The Ocean Encountering River: Aquatic Aesthetics of An Island” project brings together anthropologist I-Yi Hsieh and Taiwanese artists Tzuan Wu, Yu-ping Guo, and Chen-chen Yu to investigate the deep time of Taipei basin from the perspective of wet lands and water ways conceived in the massive earthquake taking place in 1694 – a geological event widely recorded in travelogues, temple archives, and folklores. While some geologists remain dubious about whether the gestation of Taipei as a basin surrounded by mountains is indebted to this 1694 earthquake, the tales, maps, and narratives of a misty, watery lake of mega-size and meandering waterways has been narrated by early Han settlers as much as it is documented in maps and paintings by the Japanese in the 18th century – until the 1950s when many swamps and lakes got sealed by the post-war Nationalist regime.

 

The collaboration of an anthropologist and three visual, sculptural, and conceptual artists in leans closely to these aquatic experiences and wet narratives and aesthetics, rendering wetlands as a place of multispecies encounter where lively plants alongside mystic aquatic creatures - such as mermaids and clam spirits - come to the fore of how the deep time of Taipei reveals to us in a mixture of fictional and geological memories, the vibration of multispecies attunement and cohabitation.

 

Visual Art by Tzuan Wu

CREATORS

2022.04.01(FRI) 2022.09.30(FRI)

HSIEH I-Yi

Dr. HSIEH I-Yi is an anthropologist specializing in East Asian art, New Materialism, Multispecies Anthropology, and Urban Anthropology. Her art practices include participation in the inter-Asia theater troupe “Taiwan Haibizi,” a tent theater group collaborating with activists and avant-garde theater practioners from Tokyo, Beijing, and Taiwan. Tent theater is a socially engaged art from derived from Japan’s 1969 social movements.

In 2016 she co-curated “Diasporal Visual Art” at NYU Shanghai Gallery.
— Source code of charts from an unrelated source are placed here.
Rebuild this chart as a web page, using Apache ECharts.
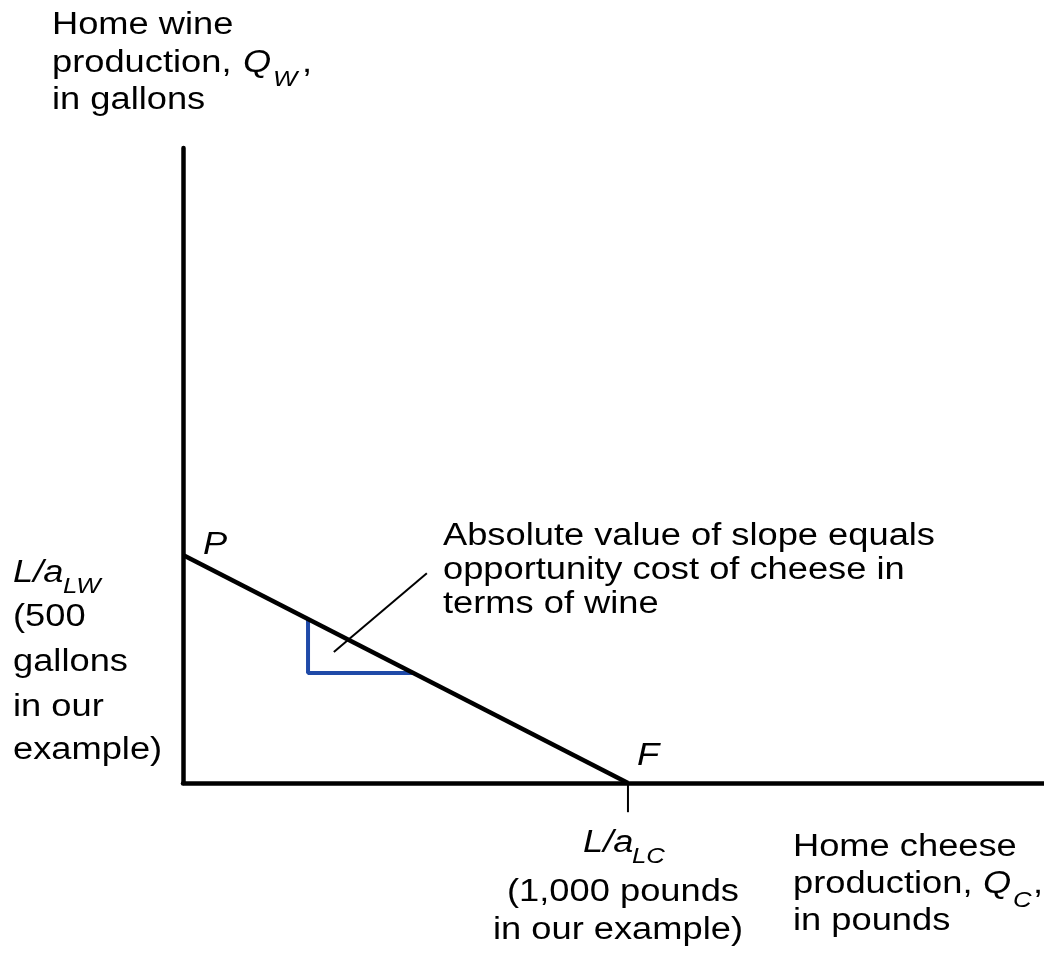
<!DOCTYPE html>
<html>
<head>
<meta charset="utf-8">
<script src="https://cdn.jsdelivr.net/npm/echarts@6/dist/echarts.min.js"></script>
<style>
  html, body { margin: 0; padding: 0; background: #fff; }
  #main { width: 1044px; height: 955px; }
</style>
</head>
<body>
<div id="main"></div>
<script>
  // production possibility frontier (cheese in pounds, wine in gallons)
  const ppfCheese = [0, 1000];
  const ppfWine = [500, 0];
  // slope triangle under the frontier
  const triCheese = [281, 281, 518];
  const triWine = [358, 241, 241];
  // leader line from the triangle to the note
  const leaderCheese = [339, 548];
  const leaderWine = [287, 460];
  // intercept ticks
  const wineTickCheese = [-63, 0];
  const wineTickWine = [500, 500];
  const cheeseTickCheese = [1000, 1000];
  const cheeseTickWine = [0, -64];
  const axisMax = { cheese: 1935, wine: 1392 };

  const pairs = (xs, ys) => xs.map((x, i) => [x, ys[i]]);

  const FONT = '"Liberation Sans", Arial, sans-serif';
  const SX = 1.17; // source text is a bit wide
  function txt(s, x, base, size, italic, align) {
    return {
      type: 'text',
      x: x,
      y: base - 0.3 * size,
      scaleX: SX,
      silent: true,
      style: {
        text: s,
        font: (italic ? 'italic ' : '') + size + 'px ' + FONT,
        fill: '#000',
        textAlign: align || 'left',
        textVerticalAlign: 'middle'
      }
    };
  }

  function lineSeries(data, color, width) {
    return {
      type: 'line',
      data: data,
      symbol: 'none',
      clip: false,
      silent: true,
      lineStyle: { color: color, width: width }
    };
  }

  let chart = echarts.init(document.getElementById('main'));
  let option = {
    animation: false,
    grid: { left: 183, right: 0, top: 148, bottom: 172 },
    xAxis: {
      type: 'value', min: 0, max: axisMax.cheese,
      axisLine: { show: true, lineStyle: { color: '#000', width: 4.5 } },
      axisTick: { show: false }, axisLabel: { show: false }, splitLine: { show: false }
    },
    yAxis: {
      type: 'value', min: 0, max: axisMax.wine,
      axisLine: { show: true, lineStyle: { color: '#000', width: 4.5 } },
      axisTick: { show: false }, axisLabel: { show: false }, splitLine: { show: false }
    },
    series: [
      lineSeries(pairs(wineTickCheese, wineTickWine), '#000', 2),
      lineSeries(pairs(cheeseTickCheese, cheeseTickWine), '#000', 2),
      lineSeries(pairs(triCheese, triWine), '#1f4aa8', 4),
      lineSeries(pairs(leaderCheese, leaderWine), '#000', 2),
      lineSeries(pairs(ppfCheese, ppfWine), '#000', 4.5)
    ],
    graphic: [
      // y axis title
      txt('Home wine', 52, 35, 31),
      txt('production, ', 52, 73, 31),
      txt('Q', 243, 73, 31, true),
      txt('W', 273, 86, 22, true),
      txt(',', 302, 73, 31),
      txt('in gallons', 52, 110, 31),
      // y intercept
      txt('L/a', 13, 583, 31, true),
      txt('LW', 63, 593, 22, true),
      txt('(500', 13, 627, 31),
      txt('gallons', 13, 672, 31),
      txt('in our', 13, 717, 31),
      txt('example)', 13, 760, 31),
      // points
      txt('P', 203, 555, 31, true),
      txt('F', 637, 766, 31, true),
      // note
      txt('Absolute value of slope equals', 443, 546, 31),
      txt('opportunity cost of cheese in', 443, 580, 31),
      txt('terms of wine', 443, 614, 31),
      // x intercept
      txt('L/a', 583, 853, 31, true),
      txt('LC', 632, 863, 22, true),
      txt('(1,000 pounds', 623, 902, 31, false, 'center'),
      txt('in our example)', 618, 940, 31, false, 'center'),
      // x axis title
      txt('Home cheese', 793, 857, 31),
      txt('production, ', 793, 894, 31),
      txt('Q', 983, 894, 31, true),
      txt('C', 1013, 907, 22, true),
      txt(',', 1033, 894, 31),
      txt('in pounds', 793, 931, 31)
    ]
  };
  chart.setOption(option);
</script>
</body>
</html>
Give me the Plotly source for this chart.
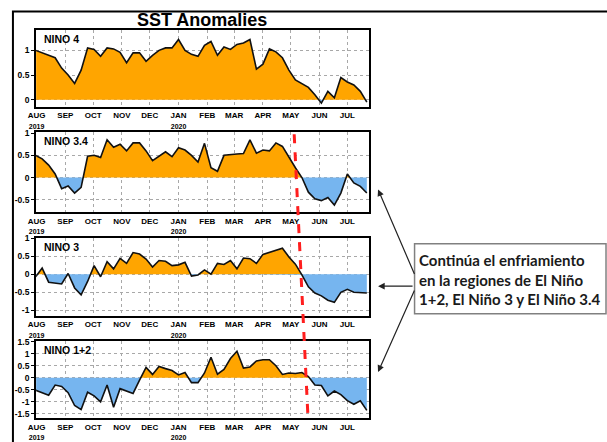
import numpy as np
import pandas as pd
import plotly.graph_objects as go

# ---------------- data ----------------
dates = pd.date_range("2019-07-31", periods=52, freq="7D")

nino4 = [1.00, 0.95, 0.90, 0.85, 0.64, 0.50, 0.33, 0.60, 1.05, 1.02,
         0.88, 1.05, 1.03, 0.96, 0.75, 0.95, 0.95, 0.78, 0.90, 1.00,
         1.05, 1.05, 1.22, 1.00, 0.92, 0.88, 1.10, 1.18, 0.90, 1.07,
         1.02, 1.12, 1.15, 1.22, 0.62, 0.72, 1.03, 0.97, 0.85, 0.60,
         0.40, 0.33, 0.25, 0.10, -0.07, 0.17, 0.04, 0.45, 0.36, 0.30,
         0.17, -0.05]

nino34 = [0.50, 0.42, 0.28, 0.08, -0.25, -0.19, -0.35, -0.22, 0.48, 0.50,
          0.45, 0.85, 0.68, 0.75, 0.60, 0.78, 0.78, 0.60, 0.38, 0.48,
          0.58, 0.47, 0.67, 0.62, 0.50, 0.35, 0.77, 0.22, 0.14, 0.50,
          0.52, 0.53, 0.54, 0.85, 0.55, 0.62, 0.60, 0.78, 0.70, 0.45,
          0.22, 0.00, -0.33, -0.48, -0.52, -0.45, -0.62, -0.35, 0.08, -0.12,
          -0.20, -0.35]

nino3 = [-0.07, 0.17, -0.22, -0.25, -0.27, 0.02, -0.38, -0.57, -0.20, 0.24,
         -0.07, 0.35, 0.15, 0.44, 0.30, 0.60, 0.56, 0.42, 0.20, 0.38,
         0.36, 0.24, 0.26, 0.33, -0.05, -0.02, 0.12, 0.00, 0.30, 0.27,
         0.38, 0.15, 0.45, 0.43, 0.30, 0.55, 0.60, 0.66, 0.72, 0.48,
         0.28, -0.02, -0.35, -0.52, -0.60, -0.72, -0.78, -0.50, -0.42, -0.50,
         -0.50, -0.52]

nino12 = [-0.52, -0.62, -0.72, -0.30, -0.36, -0.62, -1.15, -1.32, -0.60, -0.75,
          -1.00, -0.30, -1.22, -0.45, -0.55, -0.65, -0.10, 0.43, 0.14, 0.47,
          0.38, 0.30, 0.12, 0.22, -0.20, -0.20, 0.20, 0.85, 0.15, 0.35,
          0.80, 1.10, 0.40, 0.45, 0.70, 0.75, 0.75, 0.50, 0.14, 0.20,
          0.18, 0.22, 0.05, -0.30, -0.32, -0.75, -0.55, -0.70, -0.95, -1.10,
          -0.95, -1.35]

panel_names = ["NINO 4", "NINO 3.4", "NINO 3", "NINO 1+2"]
panel_series = [nino4, nino34, nino3, nino12]
panel_ranges = [[-0.14, 1.42], [-0.78, 1.02], [-1.15, 1.01], [-1.68, 1.51]]
panel_ticks = [[0, 0.5, 1], [-0.5, 0, 0.5, 1], [-1, -0.5, 0, 0.5, 1],
               [-1.5, -1, -0.5, 0, 0.5, 1, 1.5]]
panel_ticktext = [["0", "0.5", "1"], ["-0.5", "0", "0.5", "1"],
                  ["-1", "-0.5", "0", "0.5", "1"],
                  ["-1.5", "-1", "-0.5", "0", "0.5", "1", "1.5"]]

month_ticks = pd.date_range("2019-08-01", periods=12, freq="MS")
month_labels = ["AUG<br><span style='font-size:7px'>2019</span>", "SEP", "OCT", "NOV", "DEC",
                "JAN<br><span style='font-size:7px'>2020</span>",
                "FEB", "MAR", "APR", "MAY", "JUN", "JUL"]

title_text = "SST Anomalies"
note_text = "Continúa el enfriamiento<br>en la regiones de El Niño<br>1+2, El Niño 3 y El Niño 3.4"

# ---------------- layout geometry (pixels) ----------------
W, H = 607, 442
x_dom = [28.5 / W, 365.5 / W]
y_px = [(25, 103), (129, 210), (236, 315), (341, 419)]

POS = "#FFA500"
NEG = "#76B5EF"


def split_sign(d, v):
    t = d.values.astype("datetime64[s]").astype("int64").astype(float)
    v = np.asarray(v, dtype=float)
    xs, ys = [t[0]], [v[0]]
    for i in range(1, len(v)):
        if v[i - 1] * v[i] < 0:
            tc = t[i - 1] + (t[i] - t[i - 1]) * (v[i - 1] / (v[i - 1] - v[i]))
            xs.append(tc)
            ys.append(0.0)
        xs.append(t[i])
        ys.append(v[i])
    xs = pd.to_datetime(np.array(xs).astype("int64"), unit="s")
    ys = np.array(ys)
    return xs, np.maximum(ys, 0), np.minimum(ys, 0)


fig = go.Figure()
lab_font = dict(family="Liberation Sans, Arial", size=8, color="black", weight="bold")

for k, (name, vals) in enumerate(zip(panel_names, panel_series)):
    xa = "x" if k == 0 else f"x{k+1}"
    ya = "y" if k == 0 else f"y{k+1}"
    xs, pos, neg = split_sign(dates, vals)
    fig.add_trace(go.Scatter(x=xs, y=pos, mode="lines", line=dict(width=0),
                             fill="tozeroy", fillcolor=POS, xaxis=xa, yaxis=ya,
                             hoverinfo="skip", showlegend=False))
    fig.add_trace(go.Scatter(x=xs, y=neg, mode="lines", line=dict(width=0),
                             fill="tozeroy", fillcolor=NEG, xaxis=xa, yaxis=ya,
                             hoverinfo="skip", showlegend=False))
    fig.add_trace(go.Scatter(x=dates, y=vals, mode="lines",
                             line=dict(color="#111111", width=1.6),
                             xaxis=xa, yaxis=ya, showlegend=False))

    top, bot = y_px[k]
    dom = [1 - bot / H, 1 - top / H]
    xkey = "xaxis" if k == 0 else f"xaxis{k+1}"
    ykey = "yaxis" if k == 0 else f"yaxis{k+1}"
    fig.layout[xkey] = dict(
        domain=x_dom, anchor=ya, type="date",
        range=["2019-07-31 12:00", "2020-07-24"],
        tickvals=list(month_ticks), ticktext=month_labels,
        tickfont=lab_font, ticks="", ticklabelstandoff=0,
        showgrid=True, gridcolor="#A8A8A8", griddash="dot", gridwidth=1,
        showline=True, linecolor="black", linewidth=2, mirror=True,
        zeroline=False, tickangle=0, layer="above traces",
    )
    fig.layout[ykey] = dict(
        domain=dom, anchor=xa, range=panel_ranges[k],
        tickvals=panel_ticks[k], ticktext=panel_ticktext[k],
        tickfont=dict(family="Liberation Sans, Arial", size=8.5, color="black", weight="bold"),
        ticks="outside", ticklen=3, tickcolor="black", tickwidth=1,
        ticklabelstandoff=0,
        showgrid=True, gridcolor="#A8A8A8", griddash="dot", gridwidth=1,
        showline=True, linecolor="black", linewidth=2, mirror=True,
        zeroline=False, layer="above traces",
    )
    fig.add_annotation(x=34 / W, y=1 - (top + 1) / H, xref="paper", yref="paper",
                       xanchor="left", yanchor="top", showarrow=False,
                       text=name,
                       font=dict(family="Liberation Sans, Arial", size=10.5,
                                 color="black", weight="bold"))

# title
fig.add_annotation(x=197 / W, y=1 - 15 / H, xref="paper", yref="paper",
                   xanchor="center", yanchor="middle", showarrow=False,
                   text=title_text,
                   font=dict(family="Liberation Sans, Arial", size=18,
                             color="black", weight="bold"))

shapes = []
# outer frame
shapes.append(dict(type="rect", xref="paper", yref="paper",
                   x0=5 / W, x1=1.05, y0=-0.05, y1=1 - 6.5 / H,
                   line=dict(color="black", width=2), fillcolor="rgba(0,0,0,0)"))
# red dashed line
shapes.append(dict(type="line", xref="paper", yref="paper",
                   x0=290 / W, y0=1 - 131 / H, x1=304 / W, y1=1 - 418 / H,
                   line=dict(color="#FF1E1E", width=3, dash="dash"), layer="above"))
# note box
shapes.append(dict(type="rect", xref="paper", yref="paper",
                   x0=412 / W, x1=606 / W, y0=1 - 313 / H, y1=1 - 242 / H,
                   line=dict(color="#808080", width=1.5), fillcolor="white"))
fig.update_layout(shapes=shapes)

fig.add_annotation(x=414 / W, y=1 - 278 / H, xref="paper", yref="paper",
                   xanchor="left", yanchor="middle", align="left", showarrow=False,
                   text=note_text,
                   font=dict(family="Lato, Carlito, Calibri, sans-serif", size=15,
                             color="#1a1a1a", weight="bold"))

# arrows (tip positions in paper, tail offsets in px)
for tip, off in [((375, 187), (37, 86)), ((375, 285), (36, 0)), ((375, 372), (37, -83))]:
    fig.add_annotation(x=tip[0] / W, y=1 - tip[1] / H, xref="paper", yref="paper",
                       ax=off[0], ay=off[1], text="", showarrow=True,
                       arrowhead=2, arrowsize=1.1, arrowwidth=1.2,
                       arrowcolor="#222222")

fig.update_layout(width=W, height=H, margin=dict(l=0, r=0, t=0, b=0),
                  paper_bgcolor="white", plot_bgcolor="white", showlegend=False)

fig.write_html("out.html", config={"displayModeBar": False},
               post_script="document.body.style.margin='0';document.body.style.padding='0';document.body.style.overflow='hidden';")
In 2017-2019 she participated in the “Critical Collaboration” project hosted by the Department of Arts and Public Policy, the Tisch School of the Arts at NYU. Since 2021 she began a new project focusing on the theme of Aquatic Aesthetics in relation to multispecies value, supported by the International Institute for Cultural Studies, National Taiwan Yangming-Chiaotung University.